Molecular dynamics simulations for the growth of diamond-like carbon films from low kinetic energy species

Abstract

In this study, molecular dynamics simulations using the Brenner potential for hydrocarbons have been used to simulate the formation of diamond-like carbon (DLC) films grown from low-energy hydrocarbon radicals (<2 eV). With these simulations, insight is gained in the processes occurring in this type of deposition. The initial surface is a previously deposited DLC surface; impinging particles include Ar + ions, with an energy of 2 eV, as well as several carbon radicals and molecules, and hydrogen atoms, with an energy of 1 eV. Two different radical flux compositions were examined: in the first condition, only C, C 2, and CH were used as growth species, as well as a large flux of H atoms. In the second condition, the same carbon radicals were considered, as well as the C 2H radical and C 2H 2, C 4H 2, and C 6H 2 molecules, but without the H atom flux. These fluxes are similar to different experimental conditions in an expanding thermal Ar/C 2H 2 plasma (expanding thermal plasma, or ETP), using different influxes of acetylene.
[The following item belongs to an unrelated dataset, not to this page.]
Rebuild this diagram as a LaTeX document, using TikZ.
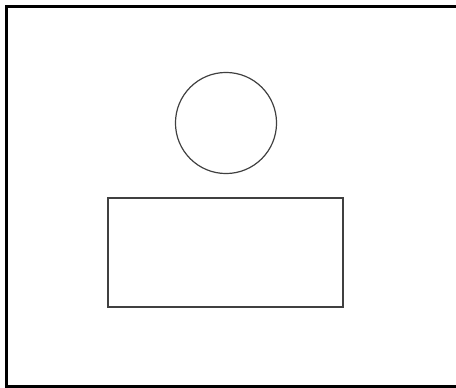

Several properties of the resulting films will be presented, focusing mainly on the carbon coordination and the bonding network. The simulations suggest that lowering the acetylene influx results in films having a more extensive bonding network, but with more H incorporated. This leads to more polymeric films having a less diamond-like character, as is expected also from experiments. The aim of this work is twofold. The first objective is to compare the structural composition of the simulated films to the structure of the experimentally deposited films by applying similar conditions. Second, the simulations can give us valuable information about the key mechanisms in the deposition process.